> [GIVEN TASK]: Transcribe all of the material exactly, except for its pictures.

> [DATA LINES]:
★ ★ ★

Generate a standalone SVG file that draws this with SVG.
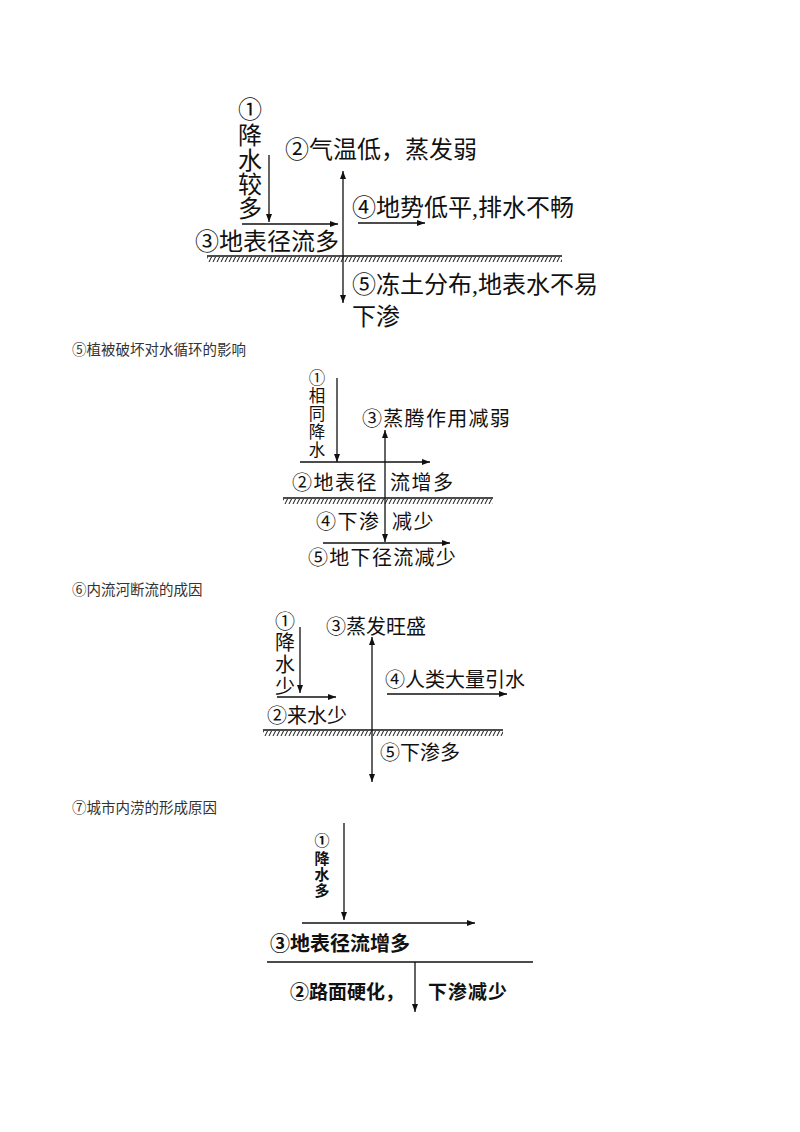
<svg xmlns="http://www.w3.org/2000/svg" width="800" height="1132" viewBox="0 0 800 1132">
<style>
text{font-family:"Liberation Serif","Noto Sans CJK SC",serif;fill:#111}
.t24{font-size:24px}
.t20{font-size:20px}
.t17{font-size:16.5px}
.h{font-size:14.5px;fill:#333}
.b{font-weight:bold}
.ln{stroke:#111;stroke-width:1.3;fill:none}
.a{marker-end:url(#ah)}
.aa{marker-start:url(#ah);marker-end:url(#ah)}
</style>
<defs>
<marker id="ah" viewBox="0 0 8 6" refX="8" refY="3" markerWidth="8" markerHeight="6" markerUnits="userSpaceOnUse" orient="auto-start-reverse">
<path d="M0,0 L8,3 L0,6 z" fill="#111"/>
</marker>
<pattern id="hatch" patternUnits="userSpaceOnUse" width="4" height="5">
<line x1="3.5" y1="0" x2="1" y2="5" stroke="#111" stroke-width="1"/>
</pattern>
</defs>

<g id="diagram1">
<g id="d1-n1" class="t24">
<text x="250" y="118" text-anchor="middle">①</text>
<text x="250" y="144" text-anchor="middle">降</text>
<text x="250" y="169" text-anchor="middle">水</text>
<text x="250" y="193" text-anchor="middle">较</text>
<text x="250" y="217" text-anchor="middle">多</text>
</g>
<g id="d1-n2"><text class="t24" x="285" y="158">②气温低，蒸发弱</text></g>
<g id="d1-n3"><text class="t24" x="195" y="250">③地表径流多</text></g>
<g id="d1-n4"><text class="t24" x="352" y="216">④地势低平,排水不畅</text></g>
<g id="d1-n5"><text class="t24" x="352" y="293">⑤冻土分布,地表水不易</text><text class="t24" x="352" y="325">下渗</text></g>
<g id="d1-ground">
<line class="ln" x1="207" y1="256" x2="562" y2="256"/>
<g transform="translate(0,257)"><rect x="207" y="0" width="355" height="5" fill="url(#hatch)"/></g>
</g>
</g>

<g id="heading5"><text class="h" x="72" y="355">⑤植被破坏对水循环的影响</text></g>
<g id="diagram2">
<g id="d2-n1" class="t17">
<text x="317" y="384" text-anchor="middle">①</text>
<text x="317" y="402" text-anchor="middle">相</text>
<text x="317" y="420" text-anchor="middle">同</text>
<text x="317" y="438" text-anchor="middle">降</text>
<text x="317" y="456" text-anchor="middle">水</text>
</g>
<g id="d2-n3"><text class="t20" x="362" y="425.5" letter-spacing="1.3">③蒸腾作用减弱</text></g>
<g id="d2-n2"><text class="t20" x="292" y="490" letter-spacing="1.5">②地表径</text><text class="t20" x="390" y="490" letter-spacing="1.5">流增多</text></g>
<g id="d2-n4"><text class="t20" x="316" y="529" letter-spacing="1.5">④下渗</text><text class="t20" x="392" y="529" letter-spacing="1.5">减少</text></g>
<g id="d2-n5"><text class="t20" x="308" y="565" letter-spacing="1.3">⑤地下径流减少</text></g>
<g id="d2-ground">
<line class="ln" x1="283" y1="498" x2="493" y2="498"/>
<g transform="translate(0,499)"><rect x="283" y="0" width="210" height="5" fill="url(#hatch)"/></g>
</g>
</g>

<g id="heading6"><text class="h" x="72" y="595">⑥内流河断流的成因</text></g>
<g id="diagram3">
<g id="d3-n1" class="t20">
<text x="285" y="629" text-anchor="middle">①</text>
<text x="285" y="650" text-anchor="middle">降</text>
<text x="285" y="672" text-anchor="middle">水</text>
<text x="285" y="694" text-anchor="middle">少</text>
</g>
<g id="d3-n3"><text class="t20" x="326" y="633.5">③蒸发旺盛</text></g>
<g id="d3-n4"><text class="t20" x="385" y="686.5">④人类大量引水</text></g>
<g id="d3-n2"><text class="t20" x="267" y="722.5">②来水少</text></g>
<g id="d3-n5"><text class="t20" x="380" y="760">⑤下渗多</text></g>
<g id="d3-ground">
<line class="ln" x1="263" y1="730" x2="503" y2="730"/>
<g transform="translate(0,731)"><rect x="263" y="0" width="240" height="5" fill="url(#hatch)"/></g>
</g>
</g>

<g id="heading7"><text class="h" x="72" y="813">⑦城市内涝的形成原因</text></g>
<g id="diagram4">
<g id="d4-n1" class="b" font-size="15">
<text x="322" y="846" text-anchor="middle">①</text>
<text x="322" y="864" text-anchor="middle">降</text>
<text x="322" y="880" text-anchor="middle">水</text>
<text x="322" y="896" text-anchor="middle">多</text>
</g>
<g id="d4-n3"><text class="t20 b" x="270" y="950.5">③地表径流增多</text></g>
<g id="d4-n2"><text class="b" font-size="19" x="290" y="998.5">②路面硬化，</text><text class="b" font-size="19" x="428" y="998.5" letter-spacing="1">下渗减少</text></g>
<g id="d4-ground"><line class="ln" x1="267" y1="962" x2="533" y2="962" stroke-width="1.6"/></g>
</g>

<g id="connectors">
<line class="ln a" x1="269" y1="155" x2="269" y2="222"/>
<line class="ln a" x1="242" y1="224" x2="338" y2="224"/>
<line class="ln aa" x1="343" y1="171" x2="343" y2="303"/>
<line class="ln a" x1="358" y1="223" x2="425" y2="223"/>

<line class="ln a" x1="337" y1="378" x2="337" y2="462"/>
<line class="ln a" x1="300" y1="462" x2="430" y2="462"/>
<line class="ln aa" x1="385" y1="430" x2="385" y2="542"/>
<line class="ln a" x1="323" y1="543" x2="450" y2="543"/>

<line class="ln a" x1="300" y1="627" x2="300" y2="693"/>
<line class="ln a" x1="277" y1="697" x2="336" y2="697"/>
<line class="ln aa" x1="372" y1="637" x2="372" y2="782"/>
<line class="ln a" x1="387" y1="694" x2="507" y2="694"/>

<line class="ln a" x1="344" y1="823" x2="344" y2="920"/>
<line class="ln a" x1="302" y1="923" x2="475" y2="923"/>
<line class="ln a" x1="415" y1="962" x2="415" y2="1012"/>
</g>
</svg>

★ ★ ★

> [FULL SOLUTION]:
Generate a standalone SVG file that draws this with SVG.
<svg xmlns="http://www.w3.org/2000/svg" width="800" height="1132" viewBox="0 0 800 1132">
<style>
text{font-family:"Liberation Serif","Noto Sans CJK SC",serif;fill:#111}
.t24{font-size:24px}
.t20{font-size:20px}
.t17{font-size:16.5px}
.h{font-size:14.5px;fill:#333}
.b{font-weight:bold}
.ln{stroke:#111;stroke-width:1.3;fill:none}
.a{marker-end:url(#ah)}
.aa{marker-start:url(#ah);marker-end:url(#ah)}
</style>
<defs>
<marker id="ah" viewBox="0 0 8 6" refX="8" refY="3" markerWidth="8" markerHeight="6" markerUnits="userSpaceOnUse" orient="auto-start-reverse">
<path d="M0,0 L8,3 L0,6 z" fill="#111"/>
</marker>
<pattern id="hatch" patternUnits="userSpaceOnUse" width="4" height="5">
<line x1="3.5" y1="0" x2="1" y2="5" stroke="#111" stroke-width="1"/>
</pattern>
</defs>

<g id="diagram1">
<g id="d1-n1" class="t24">
<text x="250" y="118" text-anchor="middle">①</text>
<text x="250" y="144" text-anchor="middle">降</text>
<text x="250" y="169" text-anchor="middle">水</text>
<text x="250" y="193" text-anchor="middle">较</text>
<text x="250" y="217" text-anchor="middle">多</text>
</g>
<g id="d1-n2"><text class="t24" x="285" y="158">②气温低，蒸发弱</text></g>
<g id="d1-n3"><text class="t24" x="195" y="250">③地表径流多</text></g>
<g id="d1-n4"><text class="t24" x="352" y="216">④地势低平,排水不畅</text></g>
<g id="d1-n5"><text class="t24" x="352" y="293">⑤冻土分布,地表水不易</text><text class="t24" x="352" y="325">下渗</text></g>
<g id="d1-ground">
<line class="ln" x1="207" y1="256" x2="562" y2="256"/>
<g transform="translate(0,257)"><rect x="207" y="0" width="355" height="5" fill="url(#hatch)"/></g>
</g>
</g>

<g id="heading5"><text class="h" x="72" y="355">⑤植被破坏对水循环的影响</text></g>
<g id="diagram2">
<g id="d2-n1" class="t17">
<text x="317" y="384" text-anchor="middle">①</text>
<text x="317" y="402" text-anchor="middle">相</text>
<text x="317" y="420" text-anchor="middle">同</text>
<text x="317" y="438" text-anchor="middle">降</text>
<text x="317" y="456" text-anchor="middle">水</text>
</g>
<g id="d2-n3"><text class="t20" x="362" y="425.5" letter-spacing="1.3">③蒸腾作用减弱</text></g>
<g id="d2-n2"><text class="t20" x="292" y="490" letter-spacing="1.5">②地表径</text><text class="t20" x="390" y="490" letter-spacing="1.5">流增多</text></g>
<g id="d2-n4"><text class="t20" x="316" y="529" letter-spacing="1.5">④下渗</text><text class="t20" x="392" y="529" letter-spacing="1.5">减少</text></g>
<g id="d2-n5"><text class="t20" x="308" y="565" letter-spacing="1.3">⑤地下径流减少</text></g>
<g id="d2-ground">
<line class="ln" x1="283" y1="498" x2="493" y2="498"/>
<g transform="translate(0,499)"><rect x="283" y="0" width="210" height="5" fill="url(#hatch)"/></g>
</g>
</g>

<g id="heading6"><text class="h" x="72" y="595">⑥内流河断流的成因</text></g>
<g id="diagram3">
<g id="d3-n1" class="t20">
<text x="285" y="629" text-anchor="middle">①</text>
<text x="285" y="650" text-anchor="middle">降</text>
<text x="285" y="672" text-anchor="middle">水</text>
<text x="285" y="694" text-anchor="middle">少</text>
</g>
<g id="d3-n3"><text class="t20" x="326" y="633.5">③蒸发旺盛</text></g>
<g id="d3-n4"><text class="t20" x="385" y="686.5">④人类大量引水</text></g>
<g id="d3-n2"><text class="t20" x="267" y="722.5">②来水少</text></g>
<g id="d3-n5"><text class="t20" x="380" y="760">⑤下渗多</text></g>
<g id="d3-ground">
<line class="ln" x1="263" y1="730" x2="503" y2="730"/>
<g transform="translate(0,731)"><rect x="263" y="0" width="240" height="5" fill="url(#hatch)"/></g>
</g>
</g>

<g id="heading7"><text class="h" x="72" y="813">⑦城市内涝的形成原因</text></g>
<g id="diagram4">
<g id="d4-n1" class="b" font-size="15">
<text x="322" y="846" text-anchor="middle">①</text>
<text x="322" y="864" text-anchor="middle">降</text>
<text x="322" y="880" text-anchor="middle">水</text>
<text x="322" y="896" text-anchor="middle">多</text>
</g>
<g id="d4-n3"><text class="t20 b" x="270" y="950.5">③地表径流增多</text></g>
<g id="d4-n2"><text class="b" font-size="19" x="290" y="998.5">②路面硬化，</text><text class="b" font-size="19" x="428" y="998.5" letter-spacing="1">下渗减少</text></g>
<g id="d4-ground"><line class="ln" x1="267" y1="962" x2="533" y2="962" stroke-width="1.6"/></g>
</g>

<g id="connectors">
<line class="ln a" x1="269" y1="155" x2="269" y2="222"/>
<line class="ln a" x1="242" y1="224" x2="338" y2="224"/>
<line class="ln aa" x1="343" y1="171" x2="343" y2="303"/>
<line class="ln a" x1="358" y1="223" x2="425" y2="223"/>

<line class="ln a" x1="337" y1="378" x2="337" y2="462"/>
<line class="ln a" x1="300" y1="462" x2="430" y2="462"/>
<line class="ln aa" x1="385" y1="430" x2="385" y2="542"/>
<line class="ln a" x1="323" y1="543" x2="450" y2="543"/>

<line class="ln a" x1="300" y1="627" x2="300" y2="693"/>
<line class="ln a" x1="277" y1="697" x2="336" y2="697"/>
<line class="ln aa" x1="372" y1="637" x2="372" y2="782"/>
<line class="ln a" x1="387" y1="694" x2="507" y2="694"/>

<line class="ln a" x1="344" y1="823" x2="344" y2="920"/>
<line class="ln a" x1="302" y1="923" x2="475" y2="923"/>
<line class="ln a" x1="415" y1="962" x2="415" y2="1012"/>
</g>
</svg>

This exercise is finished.